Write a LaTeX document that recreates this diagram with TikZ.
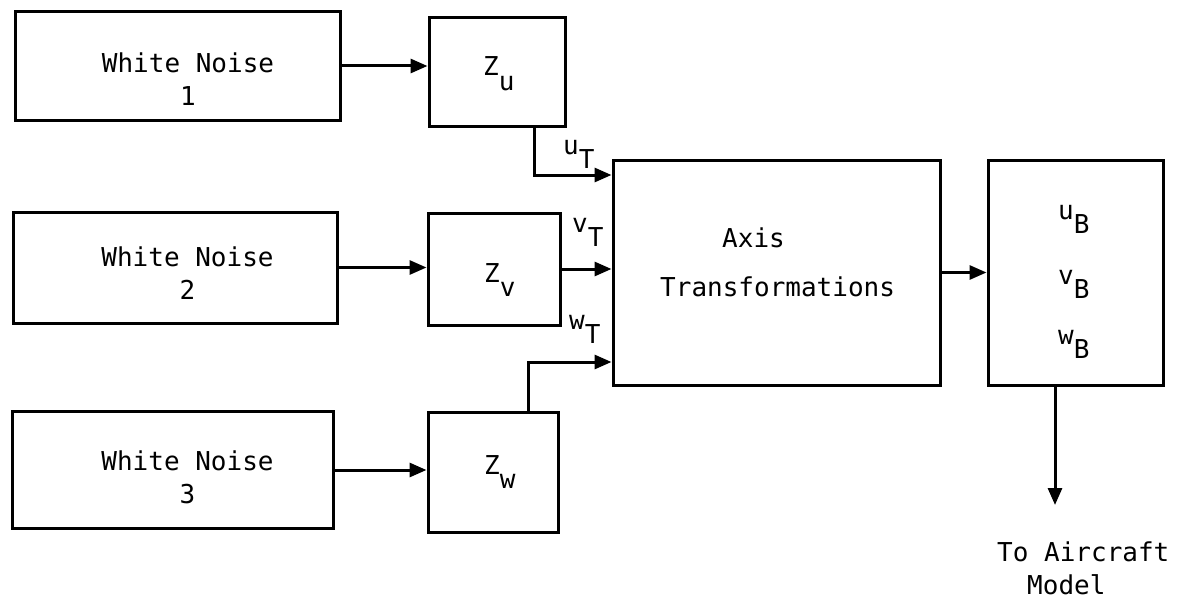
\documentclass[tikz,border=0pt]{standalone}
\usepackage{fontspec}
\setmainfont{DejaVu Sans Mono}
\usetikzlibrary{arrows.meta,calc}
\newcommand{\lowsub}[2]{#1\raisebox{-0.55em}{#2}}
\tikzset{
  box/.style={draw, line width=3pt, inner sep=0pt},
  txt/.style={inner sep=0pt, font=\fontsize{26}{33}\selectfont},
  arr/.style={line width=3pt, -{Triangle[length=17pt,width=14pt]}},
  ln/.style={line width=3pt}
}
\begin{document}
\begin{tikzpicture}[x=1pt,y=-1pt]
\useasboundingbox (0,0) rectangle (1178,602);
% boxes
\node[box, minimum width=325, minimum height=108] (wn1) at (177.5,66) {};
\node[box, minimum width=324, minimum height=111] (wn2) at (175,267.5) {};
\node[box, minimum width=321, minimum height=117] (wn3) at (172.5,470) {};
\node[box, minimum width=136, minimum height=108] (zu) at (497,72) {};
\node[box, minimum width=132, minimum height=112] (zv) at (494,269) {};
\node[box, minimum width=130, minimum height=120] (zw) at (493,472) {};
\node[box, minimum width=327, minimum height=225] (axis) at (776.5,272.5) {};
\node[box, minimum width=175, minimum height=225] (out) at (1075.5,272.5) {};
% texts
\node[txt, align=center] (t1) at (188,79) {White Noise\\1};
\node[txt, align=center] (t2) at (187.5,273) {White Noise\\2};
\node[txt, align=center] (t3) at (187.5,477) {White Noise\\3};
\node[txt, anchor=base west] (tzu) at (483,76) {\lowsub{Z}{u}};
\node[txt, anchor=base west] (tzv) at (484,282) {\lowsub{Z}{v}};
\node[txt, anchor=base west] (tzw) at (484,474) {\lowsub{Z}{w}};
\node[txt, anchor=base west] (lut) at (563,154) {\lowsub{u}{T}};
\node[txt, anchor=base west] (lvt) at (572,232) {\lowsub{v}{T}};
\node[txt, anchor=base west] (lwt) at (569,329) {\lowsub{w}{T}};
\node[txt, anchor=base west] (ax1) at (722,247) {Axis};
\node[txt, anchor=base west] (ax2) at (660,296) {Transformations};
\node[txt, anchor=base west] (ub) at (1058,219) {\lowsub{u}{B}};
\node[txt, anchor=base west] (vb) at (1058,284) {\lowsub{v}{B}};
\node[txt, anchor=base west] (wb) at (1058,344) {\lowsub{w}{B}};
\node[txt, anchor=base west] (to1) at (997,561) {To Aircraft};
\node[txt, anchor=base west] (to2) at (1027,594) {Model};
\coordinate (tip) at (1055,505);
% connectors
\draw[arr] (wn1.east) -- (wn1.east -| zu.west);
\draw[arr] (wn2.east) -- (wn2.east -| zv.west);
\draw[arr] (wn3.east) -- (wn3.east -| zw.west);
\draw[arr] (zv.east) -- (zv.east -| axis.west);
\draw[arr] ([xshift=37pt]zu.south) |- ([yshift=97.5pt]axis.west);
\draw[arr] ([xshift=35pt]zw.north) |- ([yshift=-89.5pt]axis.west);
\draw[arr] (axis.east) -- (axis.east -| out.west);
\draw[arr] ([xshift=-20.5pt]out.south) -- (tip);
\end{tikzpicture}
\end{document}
════
• WHAT THE TASK REQUIRES:
Leave out the pictures and restate everything else word for word.

• SOLUTION FOR THIS EXERCISE:
Write a LaTeX document that recreates this diagram with TikZ.
\documentclass[tikz,border=0pt]{standalone}
\usepackage{fontspec}
\setmainfont{DejaVu Sans Mono}
\usetikzlibrary{arrows.meta,calc}
\newcommand{\lowsub}[2]{#1\raisebox{-0.55em}{#2}}
\tikzset{
  box/.style={draw, line width=3pt, inner sep=0pt},
  txt/.style={inner sep=0pt, font=\fontsize{26}{33}\selectfont},
  arr/.style={line width=3pt, -{Triangle[length=17pt,width=14pt]}},
  ln/.style={line width=3pt}
}
\begin{document}
\begin{tikzpicture}[x=1pt,y=-1pt]
\useasboundingbox (0,0) rectangle (1178,602);
% boxes
\node[box, minimum width=325, minimum height=108] (wn1) at (177.5,66) {};
\node[box, minimum width=324, minimum height=111] (wn2) at (175,267.5) {};
\node[box, minimum width=321, minimum height=117] (wn3) at (172.5,470) {};
\node[box, minimum width=136, minimum height=108] (zu) at (497,72) {};
\node[box, minimum width=132, minimum height=112] (zv) at (494,269) {};
\node[box, minimum width=130, minimum height=120] (zw) at (493,472) {};
\node[box, minimum width=327, minimum height=225] (axis) at (776.5,272.5) {};
\node[box, minimum width=175, minimum height=225] (out) at (1075.5,272.5) {};
% texts
\node[txt, align=center] (t1) at (188,79) {White Noise\\1};
\node[txt, align=center] (t2) at (187.5,273) {White Noise\\2};
\node[txt, align=center] (t3) at (187.5,477) {White Noise\\3};
\node[txt, anchor=base west] (tzu) at (483,76) {\lowsub{Z}{u}};
\node[txt, anchor=base west] (tzv) at (484,282) {\lowsub{Z}{v}};
\node[txt, anchor=base west] (tzw) at (484,474) {\lowsub{Z}{w}};
\node[txt, anchor=base west] (lut) at (563,154) {\lowsub{u}{T}};
\node[txt, anchor=base west] (lvt) at (572,232) {\lowsub{v}{T}};
\node[txt, anchor=base west] (lwt) at (569,329) {\lowsub{w}{T}};
\node[txt, anchor=base west] (ax1) at (722,247) {Axis};
\node[txt, anchor=base west] (ax2) at (660,296) {Transformations};
\node[txt, anchor=base west] (ub) at (1058,219) {\lowsub{u}{B}};
\node[txt, anchor=base west] (vb) at (1058,284) {\lowsub{v}{B}};
\node[txt, anchor=base west] (wb) at (1058,344) {\lowsub{w}{B}};
\node[txt, anchor=base west] (to1) at (997,561) {To Aircraft};
\node[txt, anchor=base west] (to2) at (1027,594) {Model};
\coordinate (tip) at (1055,505);
% connectors
\draw[arr] (wn1.east) -- (wn1.east -| zu.west);
\draw[arr] (wn2.east) -- (wn2.east -| zv.west);
\draw[arr] (wn3.east) -- (wn3.east -| zw.west);
\draw[arr] (zv.east) -- (zv.east -| axis.west);
\draw[arr] ([xshift=37pt]zu.south) |- ([yshift=97.5pt]axis.west);
\draw[arr] ([xshift=35pt]zw.north) |- ([yshift=-89.5pt]axis.west);
\draw[arr] (axis.east) -- (axis.east -| out.west);
\draw[arr] ([xshift=-20.5pt]out.south) -- (tip);
\end{tikzpicture}
\end{document}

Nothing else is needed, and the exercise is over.